Book Preface (edited by DCGC editor)
This book had its origins back in 2005, when a fellow scientist requested that I attempt to replicate the work a German researcher had done on the sun’s influence on climate. At the time, the solar physics community had a wide range of predictions of the level of future solar activity.

But strangely, the climate science community was not interested in what the sun might do. I pressed on and made a few original contributions to science. The sun cooperated, and solar activity has played out much as I predicted. It has become established that climate will very closely follow our colder sun. Climate is no longer a mystery to us. We can predict forward up to two solar cycles, that is about twenty-five years into the future. When models of solar activity are further refined, we may be able to predict climate forward beyond a hundred years.

So I turned my attention from climate to energy—always an interest of mine, as an Exxon-trained geologist. The Arab Spring brought attention to the fact that Egypt imports half its food, and that fact set me off down another line of inquiry.
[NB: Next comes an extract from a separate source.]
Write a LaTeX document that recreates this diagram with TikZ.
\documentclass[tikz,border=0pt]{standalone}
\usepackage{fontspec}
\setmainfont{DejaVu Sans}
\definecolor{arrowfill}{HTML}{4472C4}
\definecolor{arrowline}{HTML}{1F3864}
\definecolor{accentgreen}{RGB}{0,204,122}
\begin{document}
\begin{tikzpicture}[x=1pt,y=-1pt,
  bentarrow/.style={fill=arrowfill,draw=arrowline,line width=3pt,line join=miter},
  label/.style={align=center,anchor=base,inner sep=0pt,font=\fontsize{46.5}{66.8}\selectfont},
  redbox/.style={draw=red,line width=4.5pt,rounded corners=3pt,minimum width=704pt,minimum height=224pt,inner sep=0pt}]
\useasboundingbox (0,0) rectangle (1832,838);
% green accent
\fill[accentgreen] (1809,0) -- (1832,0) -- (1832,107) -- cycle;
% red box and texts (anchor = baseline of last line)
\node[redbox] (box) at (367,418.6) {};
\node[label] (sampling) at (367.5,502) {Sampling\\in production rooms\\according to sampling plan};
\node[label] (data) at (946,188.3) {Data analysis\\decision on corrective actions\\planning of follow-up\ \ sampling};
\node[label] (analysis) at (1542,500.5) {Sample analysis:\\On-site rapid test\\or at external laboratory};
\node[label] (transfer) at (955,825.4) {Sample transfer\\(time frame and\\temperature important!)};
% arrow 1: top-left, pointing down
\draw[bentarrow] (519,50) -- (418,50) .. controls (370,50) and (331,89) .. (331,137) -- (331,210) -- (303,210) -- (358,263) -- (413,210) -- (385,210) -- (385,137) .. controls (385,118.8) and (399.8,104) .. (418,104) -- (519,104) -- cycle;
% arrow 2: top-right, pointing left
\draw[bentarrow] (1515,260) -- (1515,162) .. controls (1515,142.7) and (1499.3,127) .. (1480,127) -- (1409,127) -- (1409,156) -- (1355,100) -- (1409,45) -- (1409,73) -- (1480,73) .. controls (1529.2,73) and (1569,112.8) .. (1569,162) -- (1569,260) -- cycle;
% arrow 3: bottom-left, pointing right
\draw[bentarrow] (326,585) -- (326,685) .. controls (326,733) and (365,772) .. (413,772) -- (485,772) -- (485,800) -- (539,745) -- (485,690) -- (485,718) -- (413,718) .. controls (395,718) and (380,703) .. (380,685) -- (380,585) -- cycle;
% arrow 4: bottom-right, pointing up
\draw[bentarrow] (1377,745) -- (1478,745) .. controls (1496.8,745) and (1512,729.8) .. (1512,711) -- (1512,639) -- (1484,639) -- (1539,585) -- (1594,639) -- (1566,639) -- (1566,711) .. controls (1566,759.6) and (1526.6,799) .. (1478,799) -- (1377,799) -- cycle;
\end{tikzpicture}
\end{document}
...In this book I contend that the path to the broad sunlight uplands of permanent prosperity still lies before us—but to get there we have to choose that path. Nature is kind, and we could seamlessly switch from rocks that burn in chemical furnaces to a metal that burns in nuclear furnaces and maintain civilization at a level much like the one we experience now...This book describes the twilight of abundance...What lies beyond that is of our own choosing.